Like any other writer, Hirsh could use only the material available to him at the time of writing his book. Thus, the Ken Livingstone of his book is simply someone who thinks that Hitler supported Zionism (until he went mad). Jackie Walker did no more than use some unfortunate turns of phrase in a Facebook post and in an intervention at a Labour Party fringe meeting. And Bongani Masuku is a heroic South African trade unionist unjustly accused of antisemitism. But by the time of the book’s publication earlier this month, things had moved on.

Livingstone was alleging “real collaboration” between Nazis and Zionists, with the big-hearted Nazis supposedly acceding to Zionist requests for help with training camps, weapons and banning sermons in Yiddish. Walker was likening her treatment to that of a black lynching in the Jim Crow states, claiming that she had been targeted (by Zionists, of course) in “an attempt to destroy Jeremy Corbyn and an entire political movement.” And Bongani Masuku had been found guilty of antisemitic hate speech by the South African Equality Court, while the trade union federation of which he was an employee surreally denounced the verdict as an attack on “workers’ rights to offer solidarity.”

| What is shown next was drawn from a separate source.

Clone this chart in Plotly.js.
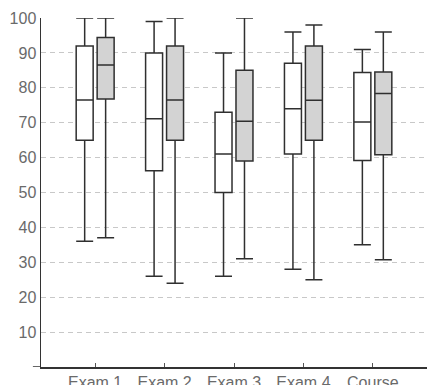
<!DOCTYPE html>
<html><head><meta charset="utf-8">
<script src="https://cdn.plot.ly/plotly-3.0.1.min.js"></script>
<style>html,body{margin:0;padding:0;background:#fff;}#c{width:427px;height:385px;}</style>
</head><body><div id="c"></div>
<script>
const categories = ["Exam 1", "Exam 2", "Exam 3", "Exam 4", "Course"];
const yTicks = [10, 20, 30, 40, 50, 60, 70, 80, 90, 100];

// Series A (white boxes)
const aLower  = [36, 26, 26, 28, 35];
const aQ1     = [65, 56.2, 50, 61, 59.2];
const aMedian = [76.5, 71.1, 61, 74, 70.2];
const aQ3     = [92, 90, 73, 87, 84.4];
const aUpper  = [100, 99, 90, 96, 91];

// Series B (gray boxes)
const bLower  = [37, 24, 31, 25, 30.7];
const bQ1     = [76.8, 65, 59, 65, 60.8];
const bMedian = [86.5, 76.5, 70.4, 76.4, 78.4];
const bQ3     = [94.4, 92, 85, 92, 84.5];
const bUpper  = [100, 100, 100, 98, 96];

const lineCol = '#2f2f2f';
function boxTrace(lower, q1, med, q3, upper, fill) {
  return {
    type: 'box', x: categories,
    lowerfence: lower, q1: q1, median: med, q3: q3, upperfence: upper,
    fillcolor: fill, line: {color: lineCol, width: 1.5},
    whiskerwidth: 1, boxpoints: false, hoverinfo: 'skip', showlegend: false
  };
}

const data = [
  boxTrace(aLower, aQ1, aMedian, aQ3, aUpper, '#ffffff'),
  boxTrace(bLower, bQ1, bMedian, bQ3, bUpper, '#d3d3d3')
];

const fontCol = '#6a6a6a';
const layout = {
  width: 427, height: 385,
  margin: {l: 41, r: 0, t: 18, b: 18, pad: 0},
  paper_bgcolor: '#fff', plot_bgcolor: '#fff',
  boxmode: 'group', boxgap: 0.396, boxgroupgap: 0.19,
  font: {family: 'Liberation Sans, Arial, sans-serif', size: 16, color: fontCol},
  xaxis: {
    type: 'category', range: [-0.78, 4.78],
    showgrid: false, zeroline: false,
    showline: true, linecolor: '#333', linewidth: 1.5,
    ticks: 'inside', ticklen: 4, tickcolor: '#555', tickwidth: 1,
    tickfont: {size: 16, color: fontCol}
  },
  yaxis: {
    range: [0, 100], tickvals: yTicks, ticktext: yTicks.map(String),
    showgrid: true, gridcolor: '#c8c8c8', griddash: '5px,4px', gridwidth: 1,
    zeroline: false, showline: true, linecolor: '#333', linewidth: 1.5,
    ticks: '', tickfont: {size: 16, color: fontCol}
  },
  shapes: [{type: 'line', xref: 'paper', yref: 'y', x0: -0.021, x1: 0, y0: 0, y1: 0,
            line: {color: '#333', width: 1.5}}]
};

Plotly.newPlot('c', data, layout, {displayModeBar: false, staticPlot: true});
</script></body></html>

That’s sums up the problem with writing a book about contemporary left antisemitism: By the time of its publication, the examples which it cites have become examples of yesterday’s left antisemitism. Hirsh’s book is a valuable contribution to understanding the forms and nature of left antisemitism. It provides not just a better understanding of the phenomenon but also a political challenge to its influence. His book is the third book on the same theme in less than a year. It would be surprising if it was not followed by at least another three over the next twelve months.